*What this task involves*:
Below are some records; repeat them all exactly, minus the pictures.

=== Material provided ===

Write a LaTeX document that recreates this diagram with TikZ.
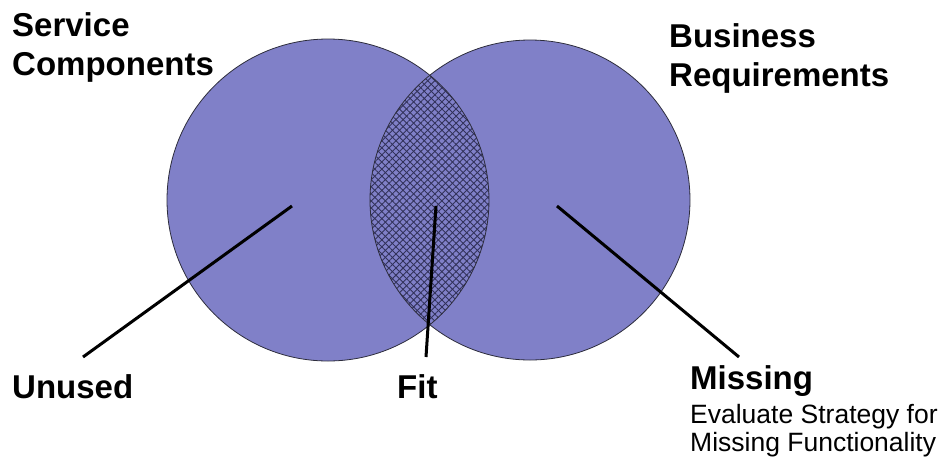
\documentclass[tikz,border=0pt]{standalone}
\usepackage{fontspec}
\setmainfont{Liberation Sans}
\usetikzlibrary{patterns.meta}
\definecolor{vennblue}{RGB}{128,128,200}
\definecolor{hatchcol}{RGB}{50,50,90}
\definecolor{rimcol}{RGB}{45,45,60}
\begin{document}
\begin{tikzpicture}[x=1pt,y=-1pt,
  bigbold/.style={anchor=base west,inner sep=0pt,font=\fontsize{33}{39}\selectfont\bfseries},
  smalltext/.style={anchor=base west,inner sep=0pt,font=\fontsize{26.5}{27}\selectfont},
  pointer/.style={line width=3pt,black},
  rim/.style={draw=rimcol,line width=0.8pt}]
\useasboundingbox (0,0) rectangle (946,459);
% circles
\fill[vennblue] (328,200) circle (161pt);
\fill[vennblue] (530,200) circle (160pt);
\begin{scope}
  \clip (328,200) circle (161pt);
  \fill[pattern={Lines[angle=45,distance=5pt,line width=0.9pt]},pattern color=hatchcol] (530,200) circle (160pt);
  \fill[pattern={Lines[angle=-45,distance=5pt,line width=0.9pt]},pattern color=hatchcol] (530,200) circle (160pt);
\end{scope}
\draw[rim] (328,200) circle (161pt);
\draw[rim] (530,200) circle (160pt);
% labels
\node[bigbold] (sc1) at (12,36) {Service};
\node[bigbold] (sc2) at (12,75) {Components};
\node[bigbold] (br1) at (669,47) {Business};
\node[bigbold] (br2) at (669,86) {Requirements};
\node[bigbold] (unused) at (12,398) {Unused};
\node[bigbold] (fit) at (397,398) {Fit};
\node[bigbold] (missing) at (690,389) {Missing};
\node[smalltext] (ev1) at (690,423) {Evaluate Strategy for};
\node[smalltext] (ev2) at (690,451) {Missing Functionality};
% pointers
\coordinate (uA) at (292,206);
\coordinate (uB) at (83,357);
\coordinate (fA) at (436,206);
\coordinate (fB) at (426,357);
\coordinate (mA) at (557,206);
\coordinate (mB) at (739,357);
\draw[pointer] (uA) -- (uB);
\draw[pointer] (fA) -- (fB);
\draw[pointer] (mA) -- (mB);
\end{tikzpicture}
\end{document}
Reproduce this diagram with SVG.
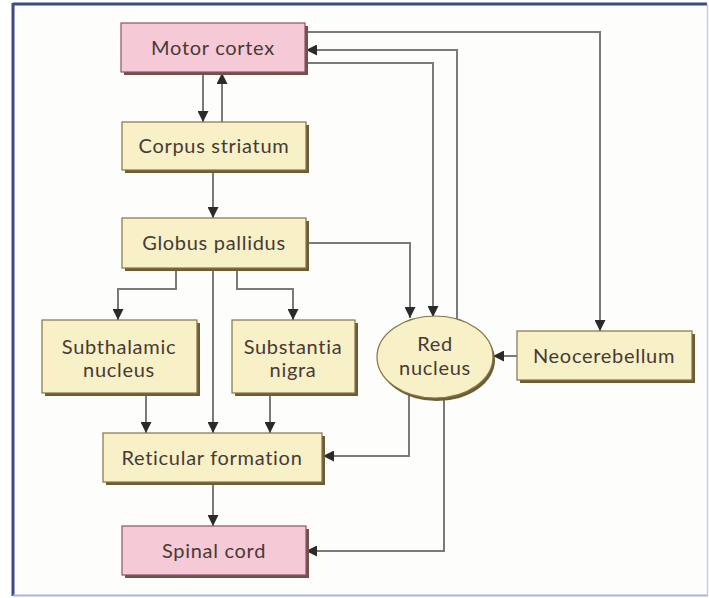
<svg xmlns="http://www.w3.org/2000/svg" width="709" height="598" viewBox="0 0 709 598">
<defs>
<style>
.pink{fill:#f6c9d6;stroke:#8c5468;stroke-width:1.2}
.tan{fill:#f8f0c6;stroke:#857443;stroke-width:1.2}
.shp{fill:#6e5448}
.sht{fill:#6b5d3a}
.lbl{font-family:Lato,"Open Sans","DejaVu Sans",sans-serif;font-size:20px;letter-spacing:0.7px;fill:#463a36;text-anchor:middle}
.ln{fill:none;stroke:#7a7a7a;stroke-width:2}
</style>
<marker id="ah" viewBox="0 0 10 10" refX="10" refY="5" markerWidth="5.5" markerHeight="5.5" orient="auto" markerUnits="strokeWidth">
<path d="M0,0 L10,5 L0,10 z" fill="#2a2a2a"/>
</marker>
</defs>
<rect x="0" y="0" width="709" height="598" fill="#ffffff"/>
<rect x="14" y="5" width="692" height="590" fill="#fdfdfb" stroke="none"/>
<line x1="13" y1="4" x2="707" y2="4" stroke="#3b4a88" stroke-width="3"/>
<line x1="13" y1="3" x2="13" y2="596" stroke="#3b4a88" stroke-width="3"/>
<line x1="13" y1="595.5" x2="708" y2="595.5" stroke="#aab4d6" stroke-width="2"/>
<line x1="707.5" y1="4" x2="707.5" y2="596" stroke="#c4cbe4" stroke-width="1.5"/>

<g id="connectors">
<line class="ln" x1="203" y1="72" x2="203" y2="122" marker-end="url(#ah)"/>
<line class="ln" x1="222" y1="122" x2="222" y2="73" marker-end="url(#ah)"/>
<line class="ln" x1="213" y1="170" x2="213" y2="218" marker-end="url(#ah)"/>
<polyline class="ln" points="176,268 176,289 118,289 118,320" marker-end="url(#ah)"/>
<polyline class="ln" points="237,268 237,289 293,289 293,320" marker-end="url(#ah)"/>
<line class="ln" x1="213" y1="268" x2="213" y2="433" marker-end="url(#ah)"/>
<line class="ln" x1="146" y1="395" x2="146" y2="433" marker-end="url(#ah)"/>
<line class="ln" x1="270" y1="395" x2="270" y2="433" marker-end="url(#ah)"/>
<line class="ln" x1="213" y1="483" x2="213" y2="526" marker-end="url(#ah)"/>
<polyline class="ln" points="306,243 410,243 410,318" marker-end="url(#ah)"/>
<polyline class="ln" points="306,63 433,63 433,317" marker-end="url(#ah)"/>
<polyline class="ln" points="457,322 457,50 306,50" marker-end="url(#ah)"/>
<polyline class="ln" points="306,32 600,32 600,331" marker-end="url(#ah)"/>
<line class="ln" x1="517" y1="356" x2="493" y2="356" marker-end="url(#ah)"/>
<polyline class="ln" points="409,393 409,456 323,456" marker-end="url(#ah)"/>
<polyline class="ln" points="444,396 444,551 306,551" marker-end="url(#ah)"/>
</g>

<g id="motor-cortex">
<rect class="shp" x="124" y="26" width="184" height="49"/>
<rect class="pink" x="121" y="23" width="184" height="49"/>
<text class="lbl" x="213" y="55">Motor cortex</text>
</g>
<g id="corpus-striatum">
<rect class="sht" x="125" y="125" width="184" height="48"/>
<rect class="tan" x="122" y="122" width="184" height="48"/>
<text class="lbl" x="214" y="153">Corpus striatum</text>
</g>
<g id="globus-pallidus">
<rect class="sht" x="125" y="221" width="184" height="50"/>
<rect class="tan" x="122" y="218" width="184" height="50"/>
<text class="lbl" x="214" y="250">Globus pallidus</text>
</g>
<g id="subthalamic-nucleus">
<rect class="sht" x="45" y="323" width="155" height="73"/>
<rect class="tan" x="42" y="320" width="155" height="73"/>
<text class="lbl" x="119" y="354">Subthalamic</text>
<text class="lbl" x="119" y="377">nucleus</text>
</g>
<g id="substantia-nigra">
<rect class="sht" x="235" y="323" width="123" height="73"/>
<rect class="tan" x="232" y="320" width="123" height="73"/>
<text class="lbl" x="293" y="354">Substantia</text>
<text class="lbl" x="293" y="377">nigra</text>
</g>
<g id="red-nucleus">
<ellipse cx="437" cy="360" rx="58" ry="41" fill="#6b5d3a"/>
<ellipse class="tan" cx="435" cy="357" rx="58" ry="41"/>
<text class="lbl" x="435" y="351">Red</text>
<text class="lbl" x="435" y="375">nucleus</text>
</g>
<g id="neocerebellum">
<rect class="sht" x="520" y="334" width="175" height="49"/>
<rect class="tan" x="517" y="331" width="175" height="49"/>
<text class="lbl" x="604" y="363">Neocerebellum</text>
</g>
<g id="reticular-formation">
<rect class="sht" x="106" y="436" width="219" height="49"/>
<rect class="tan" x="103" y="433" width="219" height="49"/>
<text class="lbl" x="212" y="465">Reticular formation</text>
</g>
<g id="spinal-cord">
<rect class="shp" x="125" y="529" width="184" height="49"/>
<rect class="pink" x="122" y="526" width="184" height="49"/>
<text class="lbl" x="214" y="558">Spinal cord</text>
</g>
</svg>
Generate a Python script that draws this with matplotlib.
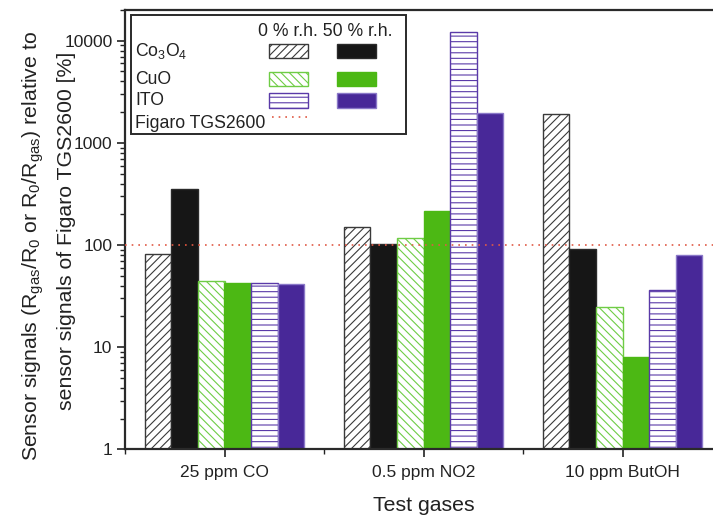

===

*Written response*:
Write a LaTeX document that recreates this diagram with TikZ.
\documentclass[tikz,border=0pt]{standalone}
\usepackage{fontspec}
\setmainfont{Liberation Sans}
\usetikzlibrary{patterns.meta}
\definecolor{vennblue}{RGB}{128,128,200}
\definecolor{hatchcol}{RGB}{50,50,90}
\definecolor{rimcol}{RGB}{45,45,60}
\begin{document}
\begin{tikzpicture}[x=1pt,y=-1pt,
  bigbold/.style={anchor=base west,inner sep=0pt,font=\fontsize{33}{39}\selectfont\bfseries},
  smalltext/.style={anchor=base west,inner sep=0pt,font=\fontsize{26.5}{27}\selectfont},
  pointer/.style={line width=3pt,black},
  rim/.style={draw=rimcol,line width=0.8pt}]
\useasboundingbox (0,0) rectangle (946,459);
% circles
\fill[vennblue] (328,200) circle (161pt);
\fill[vennblue] (530,200) circle (160pt);
\begin{scope}
  \clip (328,200) circle (161pt);
  \fill[pattern={Lines[angle=45,distance=5pt,line width=0.9pt]},pattern color=hatchcol] (530,200) circle (160pt);
  \fill[pattern={Lines[angle=-45,distance=5pt,line width=0.9pt]},pattern color=hatchcol] (530,200) circle (160pt);
\end{scope}
\draw[rim] (328,200) circle (161pt);
\draw[rim] (530,200) circle (160pt);
% labels
\node[bigbold] (sc1) at (12,36) {Service};
\node[bigbold] (sc2) at (12,75) {Components};
\node[bigbold] (br1) at (669,47) {Business};
\node[bigbold] (br2) at (669,86) {Requirements};
\node[bigbold] (unused) at (12,398) {Unused};
\node[bigbold] (fit) at (397,398) {Fit};
\node[bigbold] (missing) at (690,389) {Missing};
\node[smalltext] (ev1) at (690,423) {Evaluate Strategy for};
\node[smalltext] (ev2) at (690,451) {Missing Functionality};
% pointers
\coordinate (uA) at (292,206);
\coordinate (uB) at (83,357);
\coordinate (fA) at (436,206);
\coordinate (fB) at (426,357);
\coordinate (mA) at (557,206);
\coordinate (mB) at (739,357);
\draw[pointer] (uA) -- (uB);
\draw[pointer] (fA) -- (fB);
\draw[pointer] (mA) -- (mB);
\end{tikzpicture}
\end{document}
Reproduce this diagram with SVG.
<svg xmlns="http://www.w3.org/2000/svg" width="709" height="598" viewBox="0 0 709 598">
<defs>
<style>
.pink{fill:#f6c9d6;stroke:#8c5468;stroke-width:1.2}
.tan{fill:#f8f0c6;stroke:#857443;stroke-width:1.2}
.shp{fill:#6e5448}
.sht{fill:#6b5d3a}
.lbl{font-family:Lato,"Open Sans","DejaVu Sans",sans-serif;font-size:20px;letter-spacing:0.7px;fill:#463a36;text-anchor:middle}
.ln{fill:none;stroke:#7a7a7a;stroke-width:2}
</style>
<marker id="ah" viewBox="0 0 10 10" refX="10" refY="5" markerWidth="5.5" markerHeight="5.5" orient="auto" markerUnits="strokeWidth">
<path d="M0,0 L10,5 L0,10 z" fill="#2a2a2a"/>
</marker>
</defs>
<rect x="0" y="0" width="709" height="598" fill="#ffffff"/>
<rect x="14" y="5" width="692" height="590" fill="#fdfdfb" stroke="none"/>
<line x1="13" y1="4" x2="707" y2="4" stroke="#3b4a88" stroke-width="3"/>
<line x1="13" y1="3" x2="13" y2="596" stroke="#3b4a88" stroke-width="3"/>
<line x1="13" y1="595.5" x2="708" y2="595.5" stroke="#aab4d6" stroke-width="2"/>
<line x1="707.5" y1="4" x2="707.5" y2="596" stroke="#c4cbe4" stroke-width="1.5"/>

<g id="connectors">
<line class="ln" x1="203" y1="72" x2="203" y2="122" marker-end="url(#ah)"/>
<line class="ln" x1="222" y1="122" x2="222" y2="73" marker-end="url(#ah)"/>
<line class="ln" x1="213" y1="170" x2="213" y2="218" marker-end="url(#ah)"/>
<polyline class="ln" points="176,268 176,289 118,289 118,320" marker-end="url(#ah)"/>
<polyline class="ln" points="237,268 237,289 293,289 293,320" marker-end="url(#ah)"/>
<line class="ln" x1="213" y1="268" x2="213" y2="433" marker-end="url(#ah)"/>
<line class="ln" x1="146" y1="395" x2="146" y2="433" marker-end="url(#ah)"/>
<line class="ln" x1="270" y1="395" x2="270" y2="433" marker-end="url(#ah)"/>
<line class="ln" x1="213" y1="483" x2="213" y2="526" marker-end="url(#ah)"/>
<polyline class="ln" points="306,243 410,243 410,318" marker-end="url(#ah)"/>
<polyline class="ln" points="306,63 433,63 433,317" marker-end="url(#ah)"/>
<polyline class="ln" points="457,322 457,50 306,50" marker-end="url(#ah)"/>
<polyline class="ln" points="306,32 600,32 600,331" marker-end="url(#ah)"/>
<line class="ln" x1="517" y1="356" x2="493" y2="356" marker-end="url(#ah)"/>
<polyline class="ln" points="409,393 409,456 323,456" marker-end="url(#ah)"/>
<polyline class="ln" points="444,396 444,551 306,551" marker-end="url(#ah)"/>
</g>

<g id="motor-cortex">
<rect class="shp" x="124" y="26" width="184" height="49"/>
<rect class="pink" x="121" y="23" width="184" height="49"/>
<text class="lbl" x="213" y="55">Motor cortex</text>
</g>
<g id="corpus-striatum">
<rect class="sht" x="125" y="125" width="184" height="48"/>
<rect class="tan" x="122" y="122" width="184" height="48"/>
<text class="lbl" x="214" y="153">Corpus striatum</text>
</g>
<g id="globus-pallidus">
<rect class="sht" x="125" y="221" width="184" height="50"/>
<rect class="tan" x="122" y="218" width="184" height="50"/>
<text class="lbl" x="214" y="250">Globus pallidus</text>
</g>
<g id="subthalamic-nucleus">
<rect class="sht" x="45" y="323" width="155" height="73"/>
<rect class="tan" x="42" y="320" width="155" height="73"/>
<text class="lbl" x="119" y="354">Subthalamic</text>
<text class="lbl" x="119" y="377">nucleus</text>
</g>
<g id="substantia-nigra">
<rect class="sht" x="235" y="323" width="123" height="73"/>
<rect class="tan" x="232" y="320" width="123" height="73"/>
<text class="lbl" x="293" y="354">Substantia</text>
<text class="lbl" x="293" y="377">nigra</text>
</g>
<g id="red-nucleus">
<ellipse cx="437" cy="360" rx="58" ry="41" fill="#6b5d3a"/>
<ellipse class="tan" cx="435" cy="357" rx="58" ry="41"/>
<text class="lbl" x="435" y="351">Red</text>
<text class="lbl" x="435" y="375">nucleus</text>
</g>
<g id="neocerebellum">
<rect class="sht" x="520" y="334" width="175" height="49"/>
<rect class="tan" x="517" y="331" width="175" height="49"/>
<text class="lbl" x="604" y="363">Neocerebellum</text>
</g>
<g id="reticular-formation">
<rect class="sht" x="106" y="436" width="219" height="49"/>
<rect class="tan" x="103" y="433" width="219" height="49"/>
<text class="lbl" x="212" y="465">Reticular formation</text>
</g>
<g id="spinal-cord">
<rect class="shp" x="125" y="529" width="184" height="49"/>
<rect class="pink" x="122" y="526" width="184" height="49"/>
<text class="lbl" x="214" y="558">Spinal cord</text>
</g>
</svg>
Generate a Python script that draws this with matplotlib.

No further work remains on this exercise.